[Available data]:
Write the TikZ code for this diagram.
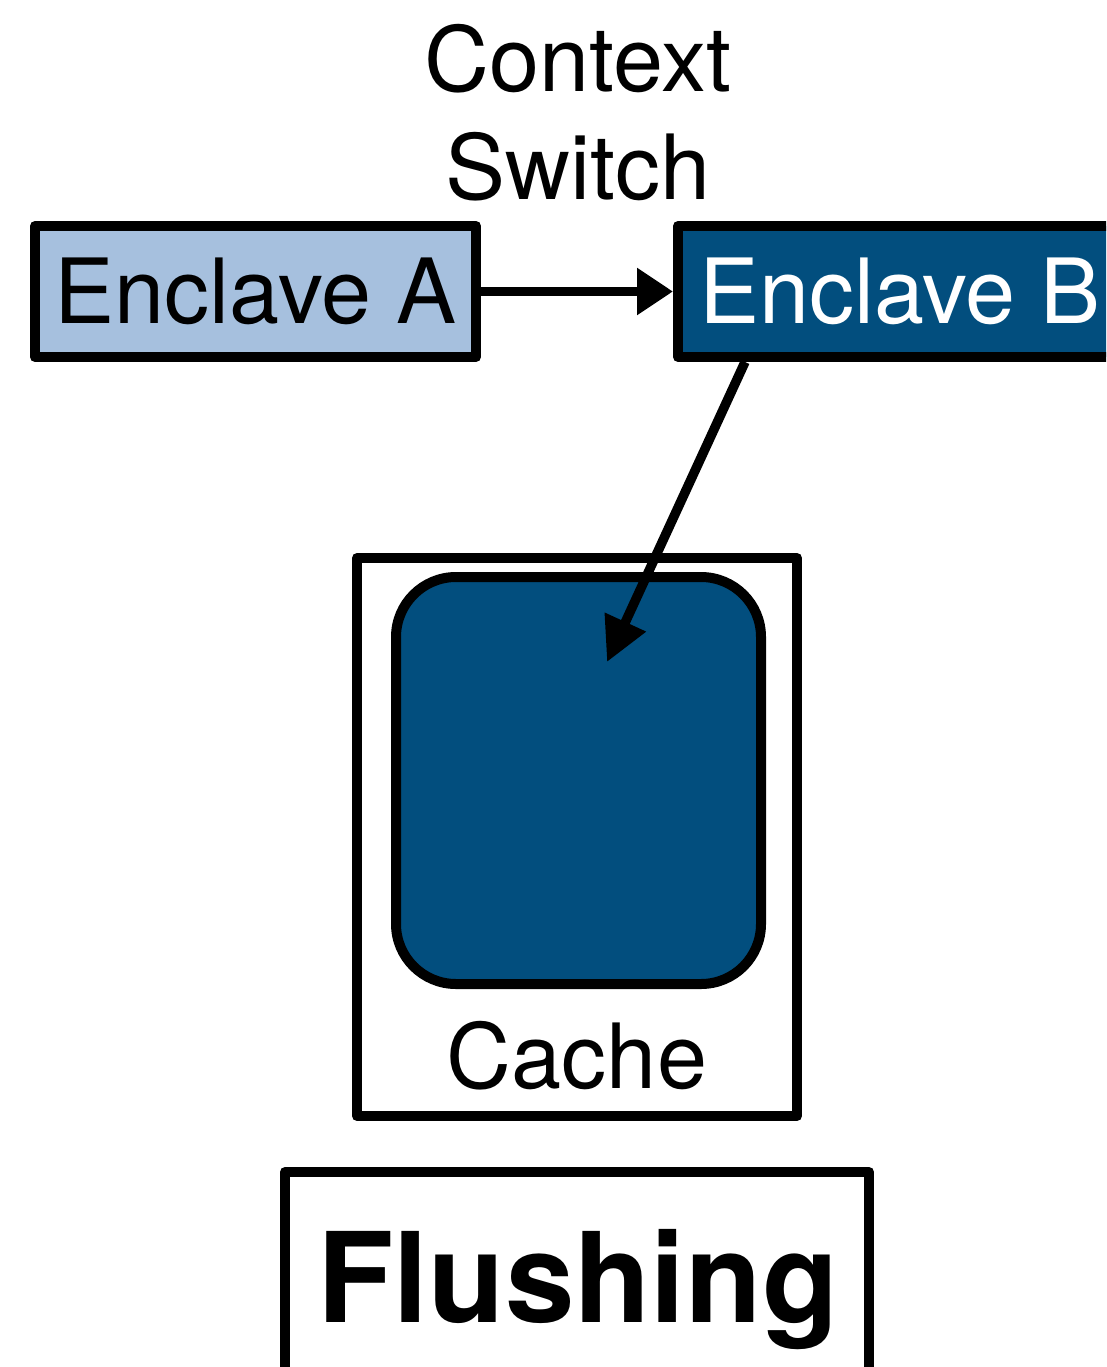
\documentclass[tikz,border=0pt]{standalone}
\usepackage{fontspec}
\setmainfont{TeX Gyre Heros}
\usetikzlibrary{arrows.meta}
\definecolor{paleblue}{RGB}{166,192,222}
\definecolor{deepblue}{RGB}{2,78,126}
\begin{document}
\begin{tikzpicture}[x=1pt,y=-1pt,
  box/.style={draw=black, line width=10pt, line join=round, rectangle, inner sep=0pt},
  big/.style={font=\fontsize{90}{108}\selectfont},
  link/.style={line width=9.5pt}]
\useasboundingbox (0,0) rectangle (1106,1367);
\clip (0,0) rectangle (1106,1367);

% the two enclaves
\node[box, fill=paleblue, minimum width=441pt, minimum height=131pt, big] (A) at (255.5,291.5) {Enclave A};
\node[box, fill=deepblue, text=white, minimum height=131pt, inner xsep=21pt, anchor=west, big] (B) at (673,291.5) {Enclave B};
% the base anchor of a two-line node sits on its last line
\node[big, align=center, anchor=base] (ctx) at (578,200) {Context\\Switch};
\draw[link, -{Triangle[length=36pt,width=45pt]}] (A) -- (B);

% cache with its occupied block
\node[box, minimum width=440pt, minimum height=558pt] (cache) at (577,837) {};
\node[box, fill=deepblue, rounded corners=60pt, minimum width=365pt, minimum height=407pt] (blk) at (578.5,780.5) {};
\node[big, anchor=base] (cachelbl) at (577,1088) {Cache};
\coordinate (bout) at ([xshift=72pt]B.south west);
\coordinate (hit) at (607,662);
\draw[link, -{Triangle[length=44pt,width=43pt]}] (bout) -- (hit);

% caption box
\node[box, minimum width=584pt, minimum height=300pt, anchor=north] (flbox) at (577,1167) {};
\node[font=\fontsize{125}{150}\selectfont\bfseries, anchor=base] (fl) at (578,1322) {Flushing};
\end{tikzpicture}
\end{document}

[Exercise instructions]: Extract every line of the data exactly; pictures stay out.

[The reply]:
Write the TikZ code for this diagram.
\documentclass[tikz,border=0pt]{standalone}
\usepackage{fontspec}
\setmainfont{TeX Gyre Heros}
\usetikzlibrary{arrows.meta}
\definecolor{paleblue}{RGB}{166,192,222}
\definecolor{deepblue}{RGB}{2,78,126}
\begin{document}
\begin{tikzpicture}[x=1pt,y=-1pt,
  box/.style={draw=black, line width=10pt, line join=round, rectangle, inner sep=0pt},
  big/.style={font=\fontsize{90}{108}\selectfont},
  link/.style={line width=9.5pt}]
\useasboundingbox (0,0) rectangle (1106,1367);
\clip (0,0) rectangle (1106,1367);

% the two enclaves
\node[box, fill=paleblue, minimum width=441pt, minimum height=131pt, big] (A) at (255.5,291.5) {Enclave A};
\node[box, fill=deepblue, text=white, minimum height=131pt, inner xsep=21pt, anchor=west, big] (B) at (673,291.5) {Enclave B};
% the base anchor of a two-line node sits on its last line
\node[big, align=center, anchor=base] (ctx) at (578,200) {Context\\Switch};
\draw[link, -{Triangle[length=36pt,width=45pt]}] (A) -- (B);

% cache with its occupied block
\node[box, minimum width=440pt, minimum height=558pt] (cache) at (577,837) {};
\node[box, fill=deepblue, rounded corners=60pt, minimum width=365pt, minimum height=407pt] (blk) at (578.5,780.5) {};
\node[big, anchor=base] (cachelbl) at (577,1088) {Cache};
\coordinate (bout) at ([xshift=72pt]B.south west);
\coordinate (hit) at (607,662);
\draw[link, -{Triangle[length=44pt,width=43pt]}] (bout) -- (hit);

% caption box
\node[box, minimum width=584pt, minimum height=300pt, anchor=north] (flbox) at (577,1167) {};
\node[font=\fontsize{125}{150}\selectfont\bfseries, anchor=base] (fl) at (578,1322) {Flushing};
\end{tikzpicture}
\end{document}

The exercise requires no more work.